Tuesday 19 December 2017

Other Senses

Everything is grey. I wake to find a deep mist blotting out the end of the garden, and thick dew covers the grass. I wrap up and head out into the damp, keeping my binoculars covered against the fog. Wellies and warm socks give protection from the dripping tussock grass on the common, but the raw chill gets right through my jacket making me walk faster. There’s nothing to be seen, but clapping hands puts up invisible snipe. The mist fogs my glasses, but gradually the gloom is blown away, and I wait for my first sight of a bird. As the sun breaks through, and I reach higher ground, mini valleys of fog form along the little streams and gullies meandering across the common. The disappearing mist changes the sound of the morning, and pipits break the silence. The world is waking, and I’m privileged to watch the magic of the slowly unfolding day. I hear the signature sound of ponies munching wet grass from across from the other side of a small stream, and the squelching of feet digging deep into the peaty soil comes from cattle, but the sheep are silent.

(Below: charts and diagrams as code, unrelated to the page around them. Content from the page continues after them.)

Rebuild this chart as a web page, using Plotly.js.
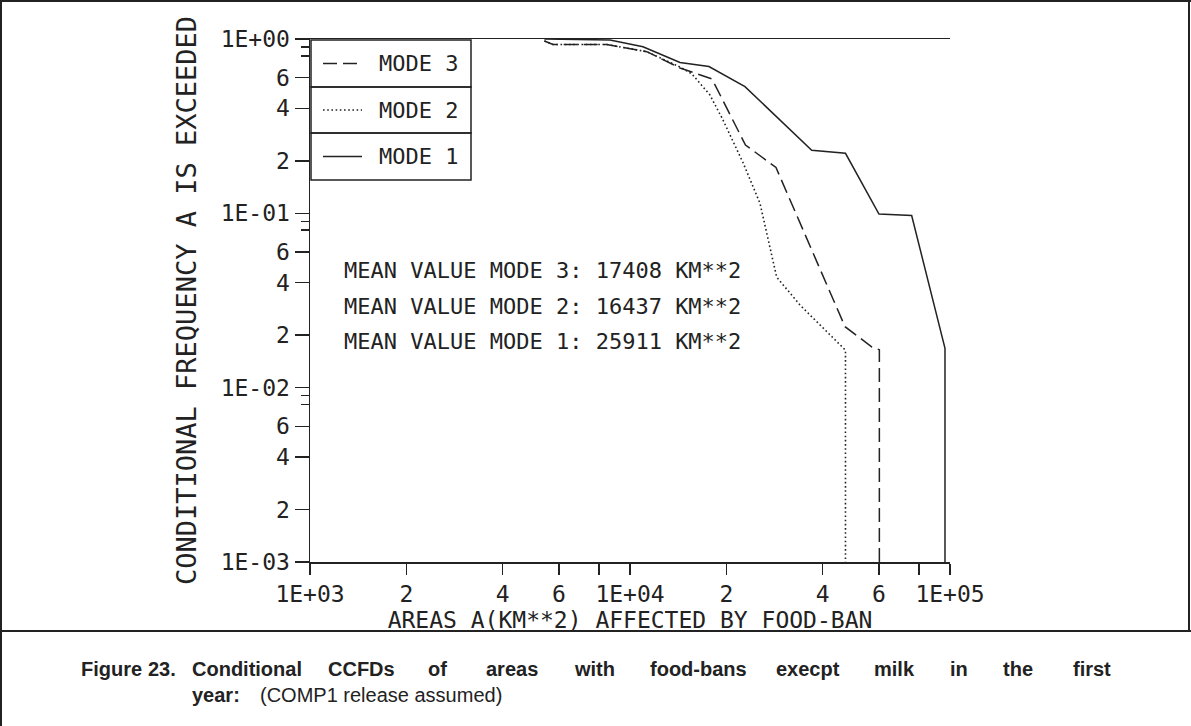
<!DOCTYPE html>
<html>
<head>
<meta charset="utf-8">
<script src="https://cdn.plot.ly/plotly-3.0.1.min.js"></script>
<style>html,body{margin:0;padding:0;background:#fff;}#chart{width:1191px;height:726px;}</style>
</head>
<body>
<div id="chart"></div>
<script>
// ---- data ----
const MODE1_AREA = [5400, 8660, 10980, 14330, 17650, 22870, 36970, 47140, 59980, 75890, 96460, 96460];
const MODE1_FREQ = [1.0, 0.987, 0.903, 0.733, 0.695, 0.533, 0.230, 0.221, 0.0991, 0.0972, 0.0168, 0.001];

const MODE2_AREA = [5400, 5745, 8475, 10000, 11280, 14330, 15620, 17780, 19530, 22600, 25480, 28730, 33970, 47140, 47140];
const MODE2_FREQ = [0.974, 0.930, 0.930, 0.885, 0.846, 0.691, 0.630, 0.477, 0.343, 0.1936, 0.1142, 0.0431, 0.0298, 0.0164, 0.001];

const MODE3_AREA = [5400, 5745, 8475, 10000, 11280, 14330, 18040, 22950, 28590, 46980, 57020, 60150, 60150];
const MODE3_FREQ = [0.974, 0.930, 0.930, 0.885, 0.846, 0.682, 0.590, 0.2466, 0.1832, 0.02238, 0.0171, 0.0165, 0.001];

const SERIES_NAMES = ["MODE 3", "MODE 2", "MODE 1"];
const MEAN_TEXTS = ["MEAN VALUE MODE 3: 17408 KM**2", "MEAN VALUE MODE 2: 16437 KM**2", "MEAN VALUE MODE 1: 25911 KM**2"];

const X_TICKVALS = [1000, 2000, 4000, 6000, 8000, 10000, 20000, 40000, 60000, 80000, 100000];
const X_TICKTEXT = ["1E+03", "2", "4", "6", "", "1E+04", "2", "4", "6", "", "1E+05"];
const Y_TICKVALS = [1, 0.6, 0.4, 0.2, 0.1, 0.06, 0.04, 0.02, 0.01, 0.006, 0.004, 0.002, 0.001];
const Y_TICKTEXT = ["1E+00", "6", "4", "2", "1E-01", "6", "4", "2", "1E-02", "6", "4", "2", "1E-03"];
const Y_MINORVALS = [0.9, 0.8, 0.09, 0.08, 0.009, 0.008];

const X_TITLE = "AREAS A(KM**2) AFFECTED BY FOOD-BAN";
const Y_TITLE = "CONDITIONAL FREQUENCY A IS EXCEEDED";
const CAPTION_LINE1 = ["Figure", "23.", "Conditional", "CCFDs", "of", "areas", "with", "food-bans", "execpt", "milk", "in", "the", "first"];
const CAPTION_LINE2_BOLD = "year:";
const CAPTION_LINE2_REG = "(COMP1 release assumed)";

// ---- layout geometry ----
const W = 1191, H = 726;
const ML = 310, MR = 241, MT = 39, MB = 164;
const PW = W - ML - MR, PH = H - MT - MB;
const px = x => (x - ML) / PW;
const py = y => (H - MB - y) / PH;

const MONO = "DejaVu Sans Mono, Liberation Mono, monospace";
const INK = "#222222";

const traces = [
  {x: MODE3_AREA, y: MODE3_FREQ, name: SERIES_NAMES[0], mode: "lines", line: {color: INK, width: 1.5, dash: "14px,6px"}},
  {x: MODE2_AREA, y: MODE2_FREQ, name: SERIES_NAMES[1], mode: "lines", line: {color: INK, width: 1.6, dash: "1.6px,2.6px"}},
  {x: MODE1_AREA, y: MODE1_FREQ, name: SERIES_NAMES[2], mode: "lines", line: {color: INK, width: 1.5}}
];

const shapes = [];
const annotations = [];

// legend boxes
const legendRows = [[40, 87], [87, 133], [133, 180]];
const legendDash = ["14px,6px", "1.6px,2.6px", "solid"];
legendRows.forEach((r, i) => {
  shapes.push({type: "rect", xref: "paper", yref: "paper", x0: px(311), x1: px(471), y0: py(r[0]), y1: py(r[1]),
    line: {color: INK, width: 1.5}, fillcolor: "rgba(0,0,0,0)"});
  const cy = (r[0] + r[1]) / 2;
  shapes.push({type: "line", xref: "paper", yref: "paper", x0: px(323), x1: px(362), y0: py(cy), y1: py(cy),
    line: {color: INK, width: 1.5, dash: legendDash[i]}});
  annotations.push({xref: "paper", yref: "paper", x: px(377), y: py(cy), xanchor: "left", yanchor: "middle",
    text: SERIES_NAMES[i], showarrow: false, font: {family: MONO, size: 22, color: INK}});
});

// mean value texts
[270, 306, 341].forEach((yy, i) => {
  annotations.push({xref: "paper", yref: "paper", x: px(342), y: py(yy), xanchor: "left", yanchor: "middle",
    text: MEAN_TEXTS[i], showarrow: false, font: {family: MONO, size: 22, color: INK}});
});

// outer frame
shapes.push({type: "line", xref: "paper", yref: "paper", x0: px(1), x1: px(1), y0: py(0), y1: py(726), line: {color: INK, width: 2}});
shapes.push({type: "line", xref: "paper", yref: "paper", x0: px(0), x1: px(1191), y0: py(1), y1: py(1), line: {color: INK, width: 2}});
shapes.push({type: "line", xref: "paper", yref: "paper", x0: px(1189), x1: px(1189), y0: py(0), y1: py(631), line: {color: INK, width: 2}});
shapes.push({type: "line", xref: "paper", yref: "paper", x0: px(0), x1: px(1191), y0: py(631), y1: py(631), line: {color: INK, width: 2}});

// caption (justified words)
const CAP_FONT = "Liberation Sans Narrow, Arial Narrow, Liberation Sans, Arial, sans-serif";
const capLeft = [79, 146, 190, 326, 426, 484, 572, 648, 774, 872, 948, 1001, 1071];
CAPTION_LINE1.forEach((w, i) => {
  annotations.push({xref: "paper", yref: "paper", x: px(capLeft[i]), y: py(669), xanchor: "left", yanchor: "middle",
    text: "<b>" + w + "</b>", showarrow: false, font: {family: CAP_FONT, size: 20, color: INK}});
});
annotations.push({xref: "paper", yref: "paper", x: px(190), y: py(695), xanchor: "left", yanchor: "middle",
  text: "<b>" + CAPTION_LINE2_BOLD + "</b>", showarrow: false, font: {family: CAP_FONT, size: 20, color: INK}});
annotations.push({xref: "paper", yref: "paper", x: px(258), y: py(695), xanchor: "left", yanchor: "middle",
  text: CAPTION_LINE2_REG, showarrow: false, font: {family: CAP_FONT, size: 20, color: INK}});

const layout = {
  width: W, height: H,
  margin: {l: ML, r: MR, t: MT, b: MB, pad: 0},
  paper_bgcolor: "#fff", plot_bgcolor: "#fff",
  showlegend: false,
  xaxis: {
    type: "log", range: [3, 5], showgrid: false, zeroline: false,
    showline: true, mirror: true, linecolor: INK, linewidth: 1.5,
    ticks: "outside", ticklen: 11, tickwidth: 1.5, tickcolor: INK,
    tickmode: "array", tickvals: X_TICKVALS, ticktext: X_TICKTEXT,
    tickfont: {family: MONO, size: 23, color: INK},
    title: {text: X_TITLE, font: {family: MONO, size: 23, color: INK}, standoff: 0},
    automargin: false
  },
  yaxis: {
    type: "log", range: [-3, 0], showgrid: false, zeroline: false,
    showline: true, mirror: false, linecolor: INK, linewidth: 1.5,
    ticks: "outside", ticklen: 14, tickwidth: 1.5, tickcolor: INK,
    tickmode: "array", tickvals: Y_TICKVALS, ticktext: Y_TICKTEXT,
    minor: {tickmode: "array", tickvals: Y_MINORVALS, ticks: "outside", ticklen: 8, tickwidth: 1.5, tickcolor: INK, showgrid: false},
    tickfont: {family: MONO, size: 23, color: INK},
    title: {text: Y_TITLE, font: {family: MONO, size: 27, color: INK}, standoff: 16},
    automargin: false
  },
  shapes: shapes,
  annotations: annotations
};

Plotly.newPlot("chart", traces, layout, {displayModeBar: false, staticPlot: true});
</script>
</body>
</html>
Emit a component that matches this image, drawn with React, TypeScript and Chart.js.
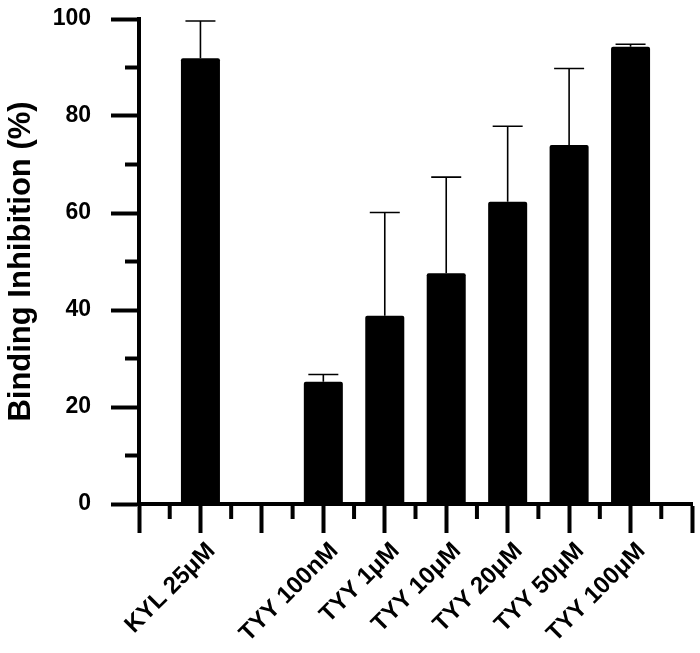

A weak sun begins to take the edge off the cold, and a drying breeze encourages me to keep going. A kestrel hovers on the horizon, and a buzzard, with no helping lift, struggles into the sky. Pipits become more vocal, and bubbling skylarks skit low over the molinia grass. Inquisitive stonechats always mark the same spots on this walk, and looking pristine, they perch boldly on top of gorse. The rest of the common appears to be in winter sleep, but a distant fox tells me otherwise. There is other life out here, but I would need the fox’s senses to find it.